THE CRUSADE OF THE FOURTEENTH CENTURY

[Sidenote: [1343-1391 A.D.]]

Latin Europe alone could have saved the Greek Empire, but in the fourteenth century she was worn out by wars with nation after nation, by the antagonism between the Roman pope and the Avignon pope, and even between council and council. When a sovereign pontiff appeared authorised to speak in the name of Europe, he imposed, as the first condition to an uncertain union, the recognition of his supremacy by the Eastern church.

It would take too long to recall all the crusading projects which were raised in the papal court of Avignon, and in that of the French kings from Philippe le Bel to Philippe VI of Valois. Under Benedict XII, a fleet was placed under the orders of the legate Henry, patriarch _in partibus_ of Constantinople. Smyrna was taken from the Ionian emir, Omur Beg (1343). Fifty-two pirate ships were destroyed by the Christian fleet in sight of Athos (1344).

In 1366 Amadeus VI of Savoy, uncle of Joannes V, appeared in Byzantine waters. He took Gallipoli and Sozopolis from the Turks, repulsed an invasion of the Bulgarians, took from them Mesembria and Varna, and dictated a peace. In 1390, Louis II of Clermont, duke of Bourbon, landed at Tunis, Africa (Mehadia), but failed in the assault.

Thus in the West the crusading spirit was not yet extinct. Many of these crusades inspired little love for the Grecian Empire. Among the numerous projects presented to the popes and western sovereigns, there was one urging that the conquest of Byzantium was an indispensable preliminary to delivering the Holy Land.

Joannes V Palæologus hoped, although this formidable Western sword was in so many hands, to turn it against the enemies of the empire. So pressing was the danger, that the head of the orthodox church had to consent to go and kneel at Rome before Pope Urban V (1369). Unfortunately the resources of the pope had been exhausted by the last enterprise. At Venice Joannes V had to borrow, at high interest, enough money to continue his journey. After a fruitless tour in the south of France, as Joannes V was passing through Venice, quite unable to repay the loan, he was imprisoned at the request of his creditors. Thus the sacred person of the heir of Constantine the Great was kept in pledge by Venetian usurers.

THE EMPIRE TRIBUTARY TO THE TURKS

[Sidenote: [1369-1391 A.D.]]

Joannes V had two sons, between whom he had divided his dominions beforehand.
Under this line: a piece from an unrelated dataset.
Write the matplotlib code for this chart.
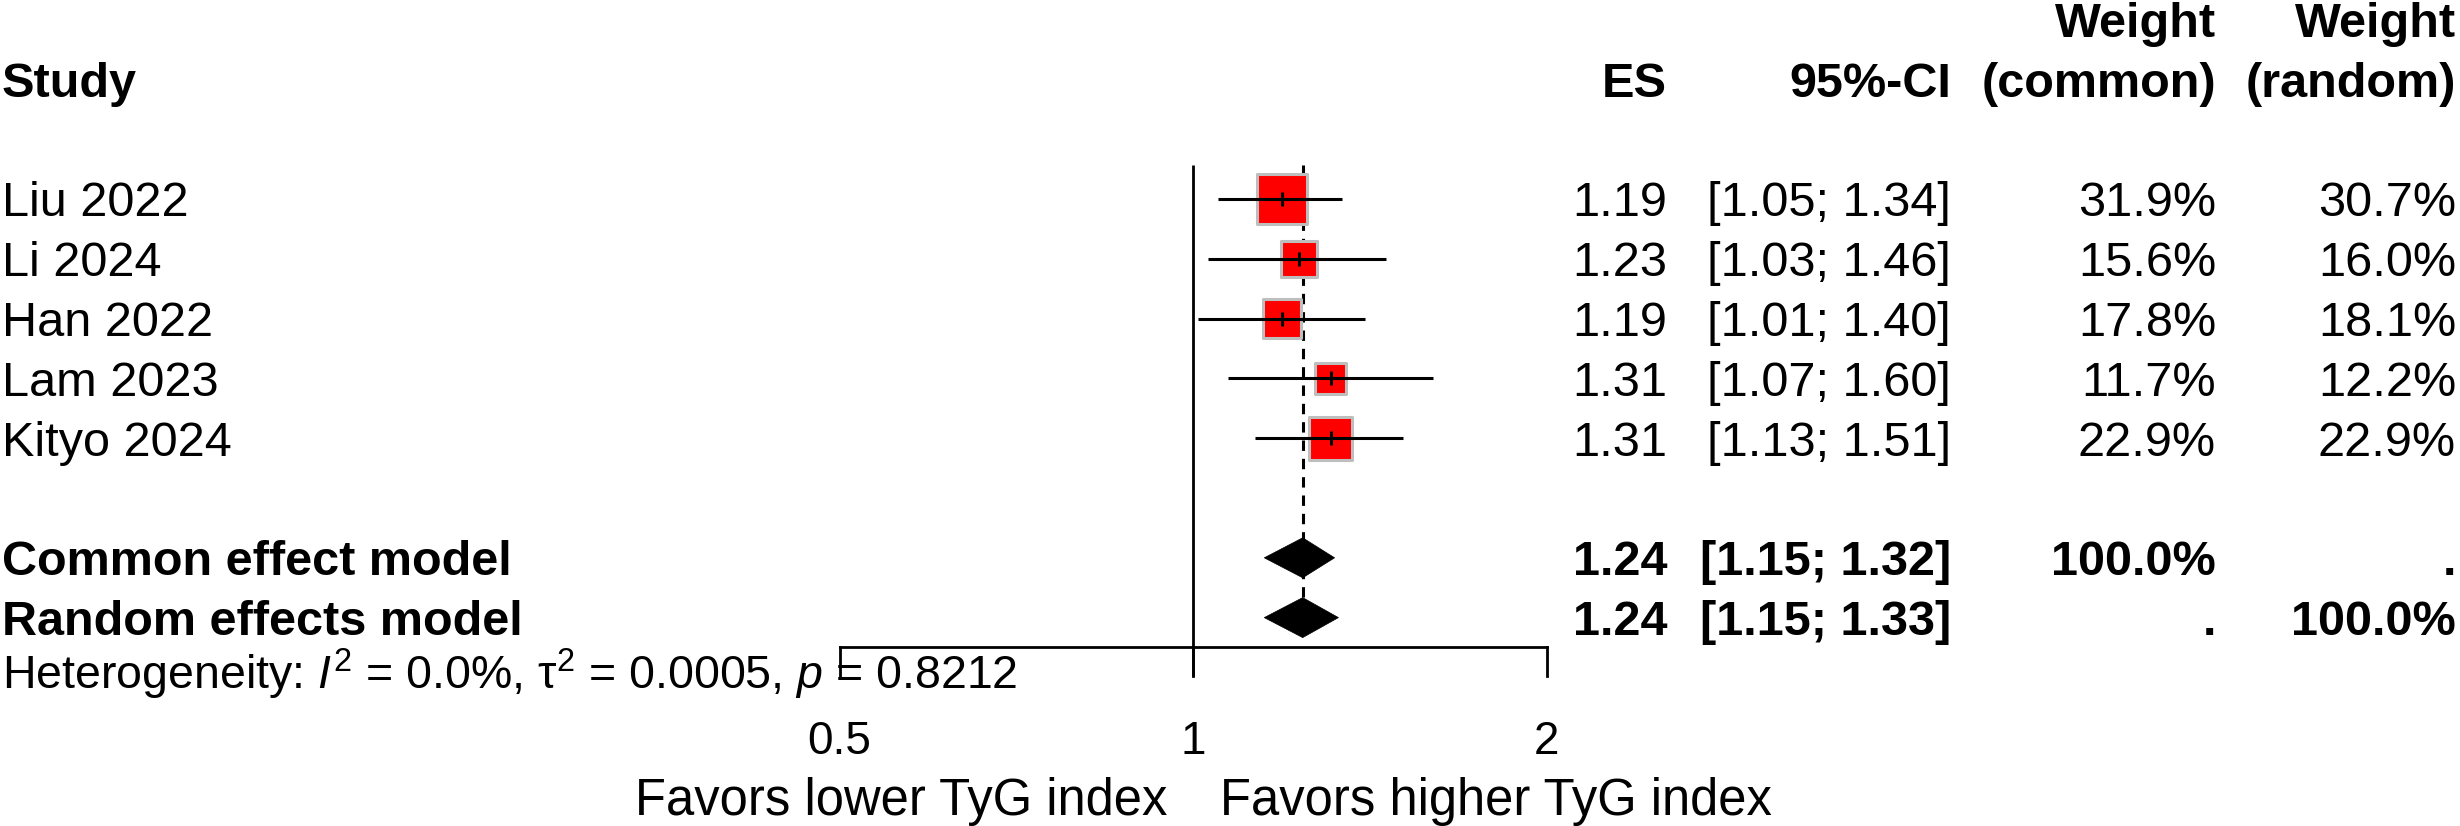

The elder, Andronicus, had been associated with the emperor; the second, Manuel, was governor of Thessaly. The emperor first addressed himself to the elder, begging him to collect funds for his ransom. Andronicus coldly replied that the treasury was empty. In truth, he was in no hurry to hasten the return of his father and colleague. Manuel had more pity. He mortgaged his lands and sent the money.

When Joannes returned to Constantinople he rewarded the two sons according to their deserts. Andronicus he disgraced, and associated Manuel with him in the empire. Abandoned by all his supporters, he consented to pay tribute to Murad I in 1381. Then, under the weight of crushing necessities, he had to sustain a further humiliation. Besides the tribute, he promised Murad to furnish a military contingent, and to give him one of his sons as hostage.
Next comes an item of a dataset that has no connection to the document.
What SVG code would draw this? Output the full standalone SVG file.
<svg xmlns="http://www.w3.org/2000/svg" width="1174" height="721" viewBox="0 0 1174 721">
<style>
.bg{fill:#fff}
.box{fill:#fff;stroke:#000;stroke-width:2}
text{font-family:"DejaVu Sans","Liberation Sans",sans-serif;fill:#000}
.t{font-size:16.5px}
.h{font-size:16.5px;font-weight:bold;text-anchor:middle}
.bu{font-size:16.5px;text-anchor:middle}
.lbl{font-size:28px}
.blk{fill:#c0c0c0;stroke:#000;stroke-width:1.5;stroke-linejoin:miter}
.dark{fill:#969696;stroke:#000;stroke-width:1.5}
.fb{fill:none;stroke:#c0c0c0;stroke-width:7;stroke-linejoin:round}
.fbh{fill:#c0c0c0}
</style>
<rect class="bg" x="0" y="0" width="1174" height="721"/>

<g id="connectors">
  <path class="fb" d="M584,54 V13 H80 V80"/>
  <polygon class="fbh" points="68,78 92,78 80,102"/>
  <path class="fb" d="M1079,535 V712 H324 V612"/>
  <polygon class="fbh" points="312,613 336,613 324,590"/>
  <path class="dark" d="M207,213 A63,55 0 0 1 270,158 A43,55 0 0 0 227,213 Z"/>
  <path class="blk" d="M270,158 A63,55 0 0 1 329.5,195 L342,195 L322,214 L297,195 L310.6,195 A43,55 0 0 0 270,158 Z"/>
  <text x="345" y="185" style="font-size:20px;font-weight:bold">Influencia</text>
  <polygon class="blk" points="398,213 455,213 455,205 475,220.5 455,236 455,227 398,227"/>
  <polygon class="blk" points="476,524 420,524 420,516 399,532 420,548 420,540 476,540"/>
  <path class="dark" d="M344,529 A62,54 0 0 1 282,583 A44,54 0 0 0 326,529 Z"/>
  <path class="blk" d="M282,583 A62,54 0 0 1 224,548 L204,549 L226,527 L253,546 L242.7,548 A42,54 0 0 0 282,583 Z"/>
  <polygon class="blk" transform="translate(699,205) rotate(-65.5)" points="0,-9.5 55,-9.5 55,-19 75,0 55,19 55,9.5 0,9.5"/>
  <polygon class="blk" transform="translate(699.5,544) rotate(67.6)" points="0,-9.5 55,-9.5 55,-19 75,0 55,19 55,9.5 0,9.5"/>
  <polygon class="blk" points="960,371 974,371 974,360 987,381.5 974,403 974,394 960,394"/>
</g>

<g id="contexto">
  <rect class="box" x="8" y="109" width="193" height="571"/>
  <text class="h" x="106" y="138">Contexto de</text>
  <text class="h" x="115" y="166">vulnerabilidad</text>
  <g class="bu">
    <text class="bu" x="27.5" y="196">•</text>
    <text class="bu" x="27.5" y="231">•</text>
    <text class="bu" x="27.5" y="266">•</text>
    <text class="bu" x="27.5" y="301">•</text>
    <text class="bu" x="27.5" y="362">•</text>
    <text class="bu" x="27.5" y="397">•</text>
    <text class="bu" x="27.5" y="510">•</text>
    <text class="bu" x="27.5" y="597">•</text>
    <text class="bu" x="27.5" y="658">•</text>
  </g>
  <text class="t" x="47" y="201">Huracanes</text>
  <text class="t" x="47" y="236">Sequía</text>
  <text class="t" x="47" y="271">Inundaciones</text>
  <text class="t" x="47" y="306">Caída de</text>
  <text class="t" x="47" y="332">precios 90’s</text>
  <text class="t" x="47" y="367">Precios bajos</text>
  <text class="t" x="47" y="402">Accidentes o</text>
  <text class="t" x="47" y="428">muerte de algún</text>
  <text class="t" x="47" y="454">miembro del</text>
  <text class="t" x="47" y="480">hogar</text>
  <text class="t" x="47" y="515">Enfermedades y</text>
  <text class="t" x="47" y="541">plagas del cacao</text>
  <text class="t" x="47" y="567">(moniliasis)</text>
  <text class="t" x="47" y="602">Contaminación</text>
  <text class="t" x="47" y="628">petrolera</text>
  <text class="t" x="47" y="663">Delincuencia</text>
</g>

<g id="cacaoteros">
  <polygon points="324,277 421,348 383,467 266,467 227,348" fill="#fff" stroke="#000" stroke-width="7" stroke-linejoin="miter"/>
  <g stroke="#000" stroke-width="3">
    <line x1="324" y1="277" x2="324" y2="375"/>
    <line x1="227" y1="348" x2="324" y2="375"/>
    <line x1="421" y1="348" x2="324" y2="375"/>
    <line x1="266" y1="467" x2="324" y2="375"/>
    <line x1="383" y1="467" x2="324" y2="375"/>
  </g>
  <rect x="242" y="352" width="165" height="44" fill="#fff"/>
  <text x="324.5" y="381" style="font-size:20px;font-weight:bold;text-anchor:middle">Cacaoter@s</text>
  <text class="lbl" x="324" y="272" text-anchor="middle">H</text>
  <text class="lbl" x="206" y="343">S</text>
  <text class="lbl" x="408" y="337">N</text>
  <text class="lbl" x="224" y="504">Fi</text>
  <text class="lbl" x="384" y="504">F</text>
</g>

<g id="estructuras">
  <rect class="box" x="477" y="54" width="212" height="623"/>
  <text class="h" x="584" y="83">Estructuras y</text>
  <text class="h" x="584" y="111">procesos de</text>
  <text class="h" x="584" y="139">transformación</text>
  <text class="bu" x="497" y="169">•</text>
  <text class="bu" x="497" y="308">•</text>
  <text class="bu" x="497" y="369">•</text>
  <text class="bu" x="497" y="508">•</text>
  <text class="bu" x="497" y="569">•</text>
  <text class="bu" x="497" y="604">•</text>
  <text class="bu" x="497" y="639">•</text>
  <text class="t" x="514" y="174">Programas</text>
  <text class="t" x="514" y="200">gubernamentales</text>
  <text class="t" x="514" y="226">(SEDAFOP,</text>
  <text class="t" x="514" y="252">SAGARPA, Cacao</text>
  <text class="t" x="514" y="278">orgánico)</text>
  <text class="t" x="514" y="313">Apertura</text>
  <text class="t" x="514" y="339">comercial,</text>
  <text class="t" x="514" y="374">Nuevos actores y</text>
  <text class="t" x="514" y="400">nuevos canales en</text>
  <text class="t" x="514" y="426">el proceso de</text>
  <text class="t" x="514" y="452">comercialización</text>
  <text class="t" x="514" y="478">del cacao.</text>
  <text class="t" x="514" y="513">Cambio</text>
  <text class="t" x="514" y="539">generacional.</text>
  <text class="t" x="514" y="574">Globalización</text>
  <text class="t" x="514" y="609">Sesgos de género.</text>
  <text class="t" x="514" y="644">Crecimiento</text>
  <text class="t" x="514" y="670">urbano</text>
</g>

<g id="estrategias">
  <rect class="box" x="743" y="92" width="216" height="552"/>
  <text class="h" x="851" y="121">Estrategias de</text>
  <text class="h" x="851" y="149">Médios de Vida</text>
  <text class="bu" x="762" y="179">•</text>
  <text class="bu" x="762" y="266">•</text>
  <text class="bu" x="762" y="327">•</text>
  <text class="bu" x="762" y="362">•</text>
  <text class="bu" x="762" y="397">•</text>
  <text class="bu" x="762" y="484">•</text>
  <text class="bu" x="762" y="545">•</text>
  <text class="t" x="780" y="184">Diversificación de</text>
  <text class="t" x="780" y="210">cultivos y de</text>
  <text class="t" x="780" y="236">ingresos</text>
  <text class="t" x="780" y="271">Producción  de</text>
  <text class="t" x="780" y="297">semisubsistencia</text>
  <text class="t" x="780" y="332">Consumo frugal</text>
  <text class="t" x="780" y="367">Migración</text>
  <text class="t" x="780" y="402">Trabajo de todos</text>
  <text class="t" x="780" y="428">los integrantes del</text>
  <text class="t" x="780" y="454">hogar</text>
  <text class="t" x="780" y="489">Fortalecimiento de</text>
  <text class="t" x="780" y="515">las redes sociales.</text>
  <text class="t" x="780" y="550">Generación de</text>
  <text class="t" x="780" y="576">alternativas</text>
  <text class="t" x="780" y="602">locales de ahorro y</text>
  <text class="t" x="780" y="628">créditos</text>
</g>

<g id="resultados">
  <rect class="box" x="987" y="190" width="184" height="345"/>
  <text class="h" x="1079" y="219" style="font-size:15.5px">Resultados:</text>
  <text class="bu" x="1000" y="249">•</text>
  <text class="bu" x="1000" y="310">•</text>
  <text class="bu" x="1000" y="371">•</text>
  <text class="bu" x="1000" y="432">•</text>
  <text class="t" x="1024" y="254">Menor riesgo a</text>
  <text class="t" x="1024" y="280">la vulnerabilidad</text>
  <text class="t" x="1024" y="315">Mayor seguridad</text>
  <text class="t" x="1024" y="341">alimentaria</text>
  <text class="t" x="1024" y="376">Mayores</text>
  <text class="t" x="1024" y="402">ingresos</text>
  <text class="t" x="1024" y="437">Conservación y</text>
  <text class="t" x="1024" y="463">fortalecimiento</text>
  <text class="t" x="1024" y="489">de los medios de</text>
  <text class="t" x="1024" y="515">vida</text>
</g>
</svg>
The Greek Empire now found itself in exactly the same position with regard to the Turks as the Russian princes were in relation to the khans of the Golden Horde. Like the princes of Moscow, Tver, and Ryazan, the basileus only existed by submitting to humiliations; like them, he had to cringe to the horde. His situation was worse than theirs; the khan only asked from the Russian _kniazes_ tribute, obedience, and a military contingent. What more could he find to tempt his avarice in poverty-stricken Russia? The relations of the sultan and the basileus were not the same. The one could not pardon the other for perpetuating his memory in a city that was to be the capital of the new empire. The exactions were therefore more severe, the humiliations more cruelly calculated, the desire for spoliation was inextinguishable. Joannes V ended his miserable life in 1391, and his son Manuel succeeded him.
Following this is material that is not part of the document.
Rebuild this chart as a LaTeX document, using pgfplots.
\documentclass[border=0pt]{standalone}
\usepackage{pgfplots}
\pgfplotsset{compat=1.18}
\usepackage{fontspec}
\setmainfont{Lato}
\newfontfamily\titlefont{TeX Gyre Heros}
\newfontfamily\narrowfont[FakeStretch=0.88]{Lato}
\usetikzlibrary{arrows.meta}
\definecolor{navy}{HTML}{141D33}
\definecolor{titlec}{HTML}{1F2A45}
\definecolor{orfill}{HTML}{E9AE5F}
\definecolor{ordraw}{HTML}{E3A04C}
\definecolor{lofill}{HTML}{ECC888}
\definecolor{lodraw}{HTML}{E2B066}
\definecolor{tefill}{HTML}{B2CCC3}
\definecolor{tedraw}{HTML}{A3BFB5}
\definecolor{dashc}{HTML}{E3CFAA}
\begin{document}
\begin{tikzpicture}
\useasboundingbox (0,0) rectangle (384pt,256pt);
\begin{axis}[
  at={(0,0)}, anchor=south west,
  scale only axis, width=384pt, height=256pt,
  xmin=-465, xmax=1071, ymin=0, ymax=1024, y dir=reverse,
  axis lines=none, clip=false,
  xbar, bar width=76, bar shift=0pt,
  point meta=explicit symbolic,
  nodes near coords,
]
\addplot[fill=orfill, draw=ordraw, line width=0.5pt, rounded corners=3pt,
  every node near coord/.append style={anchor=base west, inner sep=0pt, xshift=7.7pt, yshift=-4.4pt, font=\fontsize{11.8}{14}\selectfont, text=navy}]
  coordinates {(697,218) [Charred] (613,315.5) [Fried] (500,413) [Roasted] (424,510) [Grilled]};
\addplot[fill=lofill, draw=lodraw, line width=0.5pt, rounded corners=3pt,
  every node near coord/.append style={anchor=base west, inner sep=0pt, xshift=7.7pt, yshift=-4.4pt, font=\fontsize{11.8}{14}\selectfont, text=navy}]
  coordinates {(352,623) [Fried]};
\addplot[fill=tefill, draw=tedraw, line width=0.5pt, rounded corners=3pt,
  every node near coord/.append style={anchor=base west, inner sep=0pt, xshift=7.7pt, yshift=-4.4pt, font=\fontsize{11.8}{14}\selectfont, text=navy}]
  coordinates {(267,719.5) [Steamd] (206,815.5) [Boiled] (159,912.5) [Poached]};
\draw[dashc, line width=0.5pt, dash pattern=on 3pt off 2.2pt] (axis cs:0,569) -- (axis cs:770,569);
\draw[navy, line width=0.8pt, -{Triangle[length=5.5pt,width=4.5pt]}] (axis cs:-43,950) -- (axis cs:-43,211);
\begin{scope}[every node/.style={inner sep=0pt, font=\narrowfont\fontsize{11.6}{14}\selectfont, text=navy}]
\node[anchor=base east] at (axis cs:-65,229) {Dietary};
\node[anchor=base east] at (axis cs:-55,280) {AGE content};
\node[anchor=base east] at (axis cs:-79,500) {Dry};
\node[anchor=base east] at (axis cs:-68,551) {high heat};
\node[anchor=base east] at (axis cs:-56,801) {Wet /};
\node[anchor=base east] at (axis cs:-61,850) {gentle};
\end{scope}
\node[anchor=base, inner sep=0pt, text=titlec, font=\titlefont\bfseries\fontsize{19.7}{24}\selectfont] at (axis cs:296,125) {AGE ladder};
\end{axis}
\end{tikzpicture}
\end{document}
Of all the Palæologi, Manuel was the most cultivated and the most generous. He only felt the more shame at the degradation of the times. Perhaps he may best be compared with the Russian prince, Alexander Nevski.[e]

FOOTNOTES

[85] [Well may Gelzer[f] comment on this event, “The very worst friend of the Greeks did not see that the regaining of Constantinople was the true beginning of the national misfortune.”]

[86] The ceremony took place on the 2nd February, 1267.--PACHYMERES,[d] I, 207. The power of Michael was despotic, and his conduct arbitrary in the extreme. To render Veccus and Xiphilinus amenable to his ecclesiastical reasoning, he ordered their houses to be destroyed and their vineyards to be rooted out.--PACHYMERES,[d] I, 151, 165.

[87] [We may here omit, as more properly belonging to religious history, the procession of patriarchs whom Andronicus raised to power and who fairly cudgelled one another with excommunications. Veccus was deposed for Joseph, who yielded to Gregorius, against whom the Arsenites conspired; he fell, and Athanasius lasted four years, leaving wholesale excommunication in a jar, which was not found for four years, and caused immense confusion and terror until Athanasius said he had revoked it some years before as secretly as he had invoked it. He was then restored for a time, till he was forced out for Nephon, who set a better table than the emperor. Glycys followed, and then Gerasimus, who was chosen because he was old and deaf, but he died in a year. His successor was Isaiah, whose failure to be compliant brought on many of the troubles of the later civil wars.]

[88] [The fate of the empire was sealed when Murad took Hadrianopolis in 1361, following this the next year with the capture of Philippopolis and Serres.]